WRITTEN PROBLEM »
Beneath this line sits some data. Return only its lines from the one holding "Clone this chart" through the one holding "const fmt = (v: number)", inclusive, exactly, with the images removed.

EXCERPTED RECORDS »
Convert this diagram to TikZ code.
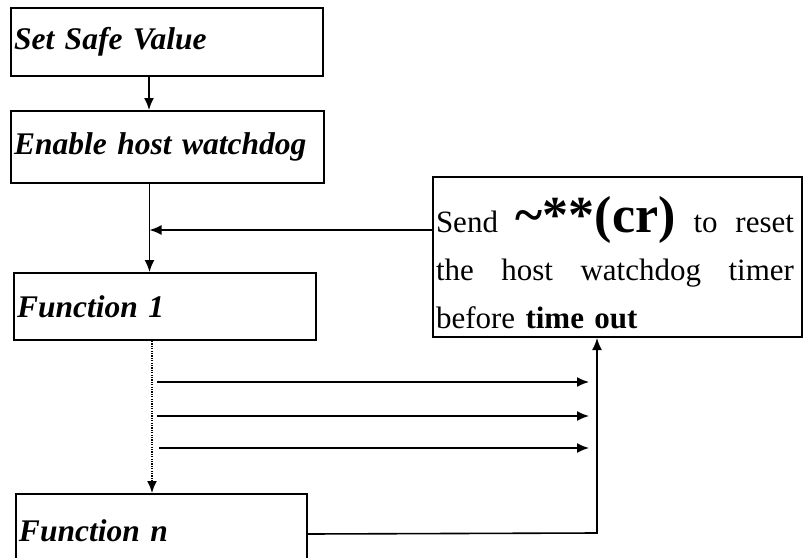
\documentclass[tikz,border=0pt]{standalone}
\usepackage{fontspec}
\setmainfont{Liberation Serif}
\usetikzlibrary{arrows.meta}

\tikzset{
  stepbox/.style={draw,line width=2pt,anchor=north west,inner xsep=3pt,inner ysep=0pt,
    align=left,font=\bfseries\itshape\fontsize{31.5}{31.5}\selectfont},
  flow/.style={line width=1.6pt}
}

\begin{document}
\begin{tikzpicture}[>={Latex[length=12pt,width=10pt]},x=1pt,y=-1pt]
  \clip (0,0) rectangle (803,557);
  % the steps on the left
  \node[stepbox,text width=306,minimum height=68] (ssv) at (10,7) {Set Safe Value};
  \node[stepbox,text width=307,minimum height=72] (ehw) at (10,110) {Enable host watchdog};
  \node[stepbox,text width=296,minimum height=67] (f1) at (13,272) {Function 1};
  \node[stepbox,text width=285,minimum height=80] (fn) at (15,493) {\raisebox{6pt}{Function n}};
  % reset note
  \node[draw,line width=2pt,anchor=north west,text width=363,minimum height=160,
    inner xsep=3pt,inner ysep=0pt,align=left,font=\fontsize{31}{48}\selectfont] (send) at (432,176)
    {\makebox[358pt][l]{\rule{0pt}{48pt}Send\hfill{\bfseries\fontsize{52}{52}\selectfont\textasciitilde**(cr)}\hfill to\hfill reset}\\
     \makebox[358pt][l]{the\hfill host\hfill watchdog\hfill timer}\\
     before \textbf{time out}};
  \coordinate (trunk) at ([xshift=-18]ehw.south);
  \coordinate (turn) at (597,533);
  % arrows
  \draw[flow,->] ([xshift=-18]ssv.south) -- ([xshift=-18]ssv.south |- ehw.north);
  \draw[flow,->] (trunk) -- (trunk |- f1.north);
  \draw[flow,->] ([yshift=27]send.west) -- ([yshift=27]send.west -| trunk);
  \draw[flow,dash pattern=on 1.2pt off 1.2pt,->] ([xshift=-13]f1.south) -- ([xshift=-13]f1.south |- fn.north);
  \foreach \y/\s in {382/157,416/157,448/159} {
    \draw[flow,->] (\s,\y) -- (589,\y);
  }
  \draw[flow,->] (fn.east) -- (turn) -- (turn |- send.south);
\end{tikzpicture}
\end{document}
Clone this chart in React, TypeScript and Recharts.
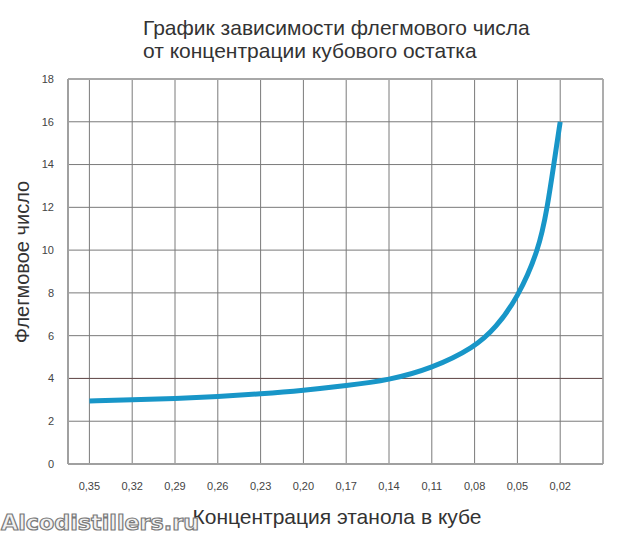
import React from "react";
import {
  LineChart,
  Line,
  XAxis,
  YAxis,
  CartesianGrid,
  ReferenceLine,
} from "recharts";

// концентрация этанола в кубе (ось X, убывает слева направо)
const concentrations = [
  0.35, 0.32, 0.29, 0.26, 0.23, 0.2, 0.17, 0.14, 0.11, 0.08, 0.05, 0.02,
];
// флегмовое число в узлах сетки
const refluxRatio = [
  2.95, 3.0, 3.06, 3.15, 3.28, 3.44, 3.66, 3.92, 4.47, 5.45, 7.75, 16.0,
];
const extraConcentrations = [0.065, 0.035, 0.029, 0.0245];
const extraReflux = [6.38, 10.0, 12.0, 14.0];

const yTicks = [0, 2, 4, 6, 8, 10, 12, 14, 16, 18];
const xTicks = [...concentrations, -0.01];

const titleLines = [
  "График зависимости флегмового числа",
  "от концентрации кубового остатка",
];

const data = [
  ...concentrations.map((c, i) => ({ c, r: refluxRatio[i] })),
  ...extraConcentrations.map((c, i) => ({ c, r: extraReflux[i] })),
].sort((a, b) => b.c - a.c);

const FONT = "'Liberation Sans', Arial, sans-serif";

const fmt = (v: number) => (v > 0 ? v.toFixed(2).replace(".", ",") : "");

export default function App() {
  return (
    <div
      style={{
        position: "absolute",
        left: 0,
        top: 0,
        width: 632,
        height: 539,
        background: "#fff",
        fontFamily: FONT,
      }}
    >
      <LineChart
        width={632}
        height={539}
        data={data}
        margin={{ top: 79, right: 29, left: 8, bottom: 45 }}
      >
        <CartesianGrid stroke="#7a7a7a" strokeWidth={1} />
        <XAxis
          dataKey="c"
          type="number"
          domain={[-0.01, 0.365]}
          reversed
          ticks={xTicks}
          tickFormatter={fmt}
          interval={0}
          height={30}
          stroke="#a0a0a0"
          strokeWidth={2}
          tickLine={false}
          tickSize={8}
          tickMargin={10}
          tick={{ fill: "#444", fontSize: 11, fontFamily: FONT }}
          allowDataOverflow
        />
        <YAxis
          type="number"
          domain={[0, 18]}
          ticks={yTicks}
          width={60}
          stroke="#a0a0a0"
          strokeWidth={2}
          tickLine={false}
          tickSize={8}
          tickMargin={6}
          tick={{ fill: "#444", fontSize: 11, fontFamily: FONT }}
        />
        <ReferenceLine y={4} stroke="#6a5050" strokeWidth={1} />
        <ReferenceLine y={18} stroke="#a8a8a8" strokeWidth={2} />
        <ReferenceLine x={-0.01} stroke="#a8a8a8" strokeWidth={1.5} />
        <Line
          type="basis"
          dataKey="r"
          stroke="#1896c8"
          strokeWidth={5}
          dot={false}
          activeDot={false}
          isAnimationActive={false}
        />
      </LineChart>
      <svg
        width={632}
        height={539}
        style={{ position: "absolute", left: 0, top: 0, pointerEvents: "none" }}
      >
        <text x={143} y={35} fontSize={21} fill="#333" fontFamily={FONT}>
          {titleLines[0]}
        </text>
        <text x={143} y={58} fontSize={21} fill="#333" fontFamily={FONT}>
          {titleLines[1]}
        </text>
        <text
          x={22}
          y={262}
          fontSize={20}
          fill="#333"
          fontFamily={FONT}
          textAnchor="middle"
          dominantBaseline="central"
          transform="rotate(-90 22 262)"
        >
          Флегмовое число
        </text>
        <text
          x={337}
          y={524}
          fontSize={21}
          fill="#333"
          fontFamily={FONT}
          textAnchor="middle"
        >
          Концентрация этанола в кубе
        </text>
        <text
          x={1}
          y={530}
          fontSize={22}
          fontWeight="bold"
          fill="#f2f2f2"
          stroke="#7a7a7a"
          strokeWidth={1.2}
          fontFamily="'DejaVu Sans', sans-serif"
          textLength={198}
          lengthAdjust="spacingAndGlyphs"
        >
          Alcodistillers.ru
        </text>
      </svg>
    </div>
  );
}
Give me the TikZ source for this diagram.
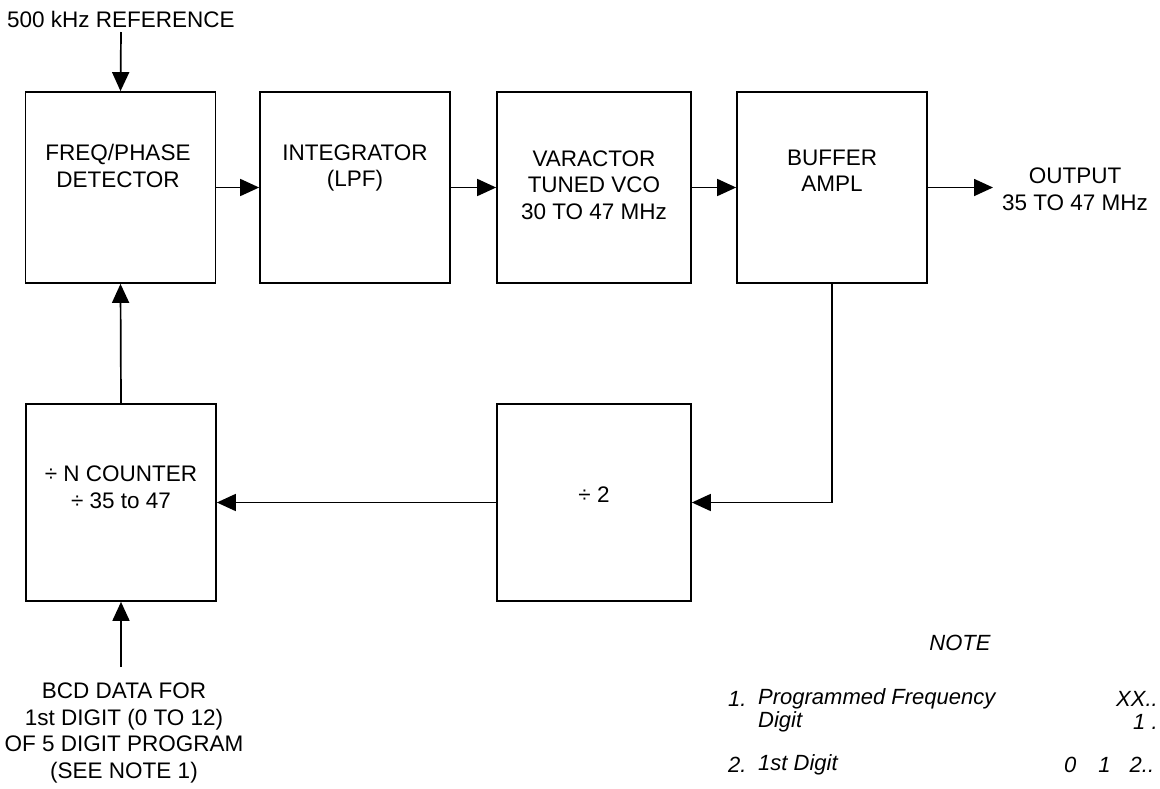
\documentclass[tikz,border=0pt]{standalone}
\usepackage{fontspec}
\setmainfont{Liberation Sans}
\usetikzlibrary{arrows.meta,positioning,calc}
\tikzset{
  blk/.style={draw, line width=1.7pt, minimum width=190pt, inner sep=0pt},
  arr/.style={line width=1.7pt, -{Triangle[length=19pt,width=17pt]}},
  lbl/.style={align=center, inner sep=0pt, font=\fontsize{22.5}{26.5}\selectfont},
  note/.style={anchor=west, inner sep=0pt, font=\fontsize{22}{23}\selectfont\itshape}
}
\begin{document}
\begin{tikzpicture}[x=1pt,y=-1pt]
\useasboundingbox (0,0) rectangle (1160,788);
\clip (0,0) rectangle (1160,788);
% blocks
\node[blk, minimum height=191pt] (b1) at (120.5,187.5) {};
\node[blk, minimum height=191pt] (b2) at (355,187.5) {};
\node[blk, minimum height=191pt, minimum width=194pt] (b3) at (594,187.5) {};
\node[blk, minimum height=191pt] (b4) at (832,187.5) {};
\node[blk, minimum height=197pt] (cnt) at (121,502.5) {};
\node[blk, minimum height=197pt, minimum width=194pt] (d2) at (594,502.5) {};
% block texts
\node[lbl] (t1) at (118,166) {FREQ/PHASE\\DETECTOR};
\node[lbl] (t2) at (355,168) {INTEGRATOR\\(LPF)};
\node[lbl] (t3) at (594,185) {VARACTOR\\TUNED VCO\\30 TO 47 MHz};
\node[lbl] (t4) at (832,171) {BUFFER\\AMPL};
\node[lbl] (t5) at (121,487) {÷ N COUNTER\\÷ 35 to 47};
\node[lbl] (t6) at (594,495) {÷ 2};
% outer labels
\node[lbl] (ref) at (121,19) {500 kHz REFERENCE};
\node[lbl] (outl) at (1075,189) {OUTPUT\\35 TO 47 MHz};
\node[lbl, font=\fontsize{22.5}{26.7}\selectfont] (bcdl) at (124,733) {BCD DATA FOR\\1st DIGIT (0 TO 12)\\OF 5 DIGIT PROGRAM\\(SEE NOTE 1)};
% connector ends
\coordinate (refin) at (121,32);
\coordinate (out) at (993,187.5);
\coordinate (bcd) at (121,667);
% connectors
\draw[arr] (refin) -- (b1.north);
\draw[arr] (b1.east) -- (b2.west);
\draw[arr] (b2.east) -- (b3.west);
\draw[arr] (b3.east) -- (b4.west);
\draw[arr] (b4.east) -- (out);
\draw[arr] (b4.south) |- (d2.east);
\draw[arr] (d2.west) -- (cnt.east);
\draw[arr] (cnt.north) -- (b1.south);
\draw[arr] (bcd) -- (cnt.south);
% note
\node[lbl, font=\fontsize{22}{23}\selectfont\itshape] (notet) at (960,643) {NOTE};
\node[note] (n1) at (728,699) {1.};
\node[note] (n1a) at (758,699) {Programmed Frequency};
\node[note] (n1b) at (758,722) {Digit};
\node[note] (n1c) at (1116,699) {XX..};
\node[note] (n1d) at (1133,722) {1 .};
\node[note] (n2) at (728,765) {2.};
\node[note] (n2a) at (758,765) {1st Digit};
\node[note] (n2b) at (1064,765) {0\hspace{22pt}1\hspace{19pt}2..};
\end{tikzpicture}
\end{document}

FINAL RESULT »
Clone this chart in React, TypeScript and Recharts.
import React from "react";
import {
  LineChart,
  Line,
  XAxis,
  YAxis,
  CartesianGrid,
  ReferenceLine,
} from "recharts";

// концентрация этанола в кубе (ось X, убывает слева направо)
const concentrations = [
  0.35, 0.32, 0.29, 0.26, 0.23, 0.2, 0.17, 0.14, 0.11, 0.08, 0.05, 0.02,
];
// флегмовое число в узлах сетки
const refluxRatio = [
  2.95, 3.0, 3.06, 3.15, 3.28, 3.44, 3.66, 3.92, 4.47, 5.45, 7.75, 16.0,
];
const extraConcentrations = [0.065, 0.035, 0.029, 0.0245];
const extraReflux = [6.38, 10.0, 12.0, 14.0];

const yTicks = [0, 2, 4, 6, 8, 10, 12, 14, 16, 18];
const xTicks = [...concentrations, -0.01];

const titleLines = [
  "График зависимости флегмового числа",
  "от концентрации кубового остатка",
];

const data = [
  ...concentrations.map((c, i) => ({ c, r: refluxRatio[i] })),
  ...extraConcentrations.map((c, i) => ({ c, r: extraReflux[i] })),
].sort((a, b) => b.c - a.c);

const FONT = "'Liberation Sans', Arial, sans-serif";

const fmt = (v: number) => (v > 0 ? v.toFixed(2).replace(".", ",") : "");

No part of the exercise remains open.